_Given task_. Gather from the material every line that contains the string "image".

##########

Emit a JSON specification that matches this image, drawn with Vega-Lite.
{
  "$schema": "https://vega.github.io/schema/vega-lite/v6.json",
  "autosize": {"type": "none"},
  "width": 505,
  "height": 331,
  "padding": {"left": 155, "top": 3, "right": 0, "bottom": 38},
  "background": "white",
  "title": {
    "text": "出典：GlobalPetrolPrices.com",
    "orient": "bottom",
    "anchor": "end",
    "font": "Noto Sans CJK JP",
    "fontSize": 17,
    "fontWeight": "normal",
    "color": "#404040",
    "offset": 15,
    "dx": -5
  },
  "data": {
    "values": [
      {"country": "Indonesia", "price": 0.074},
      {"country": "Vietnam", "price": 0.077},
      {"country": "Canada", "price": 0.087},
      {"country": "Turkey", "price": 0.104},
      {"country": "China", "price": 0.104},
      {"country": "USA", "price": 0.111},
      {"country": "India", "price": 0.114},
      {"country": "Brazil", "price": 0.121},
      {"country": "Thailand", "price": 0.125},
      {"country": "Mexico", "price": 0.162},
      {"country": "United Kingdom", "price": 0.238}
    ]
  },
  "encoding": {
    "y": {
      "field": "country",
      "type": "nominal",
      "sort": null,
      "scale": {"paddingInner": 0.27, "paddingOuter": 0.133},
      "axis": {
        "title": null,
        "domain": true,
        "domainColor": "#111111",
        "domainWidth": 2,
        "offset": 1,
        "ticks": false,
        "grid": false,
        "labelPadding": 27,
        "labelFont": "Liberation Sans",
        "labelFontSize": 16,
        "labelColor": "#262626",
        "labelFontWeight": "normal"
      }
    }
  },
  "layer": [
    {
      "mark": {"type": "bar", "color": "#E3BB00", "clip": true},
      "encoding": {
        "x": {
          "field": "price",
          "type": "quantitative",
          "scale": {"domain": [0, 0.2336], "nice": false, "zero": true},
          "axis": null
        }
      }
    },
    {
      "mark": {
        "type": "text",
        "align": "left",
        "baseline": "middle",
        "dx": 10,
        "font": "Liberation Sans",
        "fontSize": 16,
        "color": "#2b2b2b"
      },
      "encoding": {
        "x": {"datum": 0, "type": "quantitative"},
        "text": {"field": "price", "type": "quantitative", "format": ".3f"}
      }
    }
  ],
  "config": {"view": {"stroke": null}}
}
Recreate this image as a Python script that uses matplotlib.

##########

_The result_.
Emit a JSON specification that matches this image, drawn with Vega-Lite.
Recreate this image as a Python script that uses matplotlib.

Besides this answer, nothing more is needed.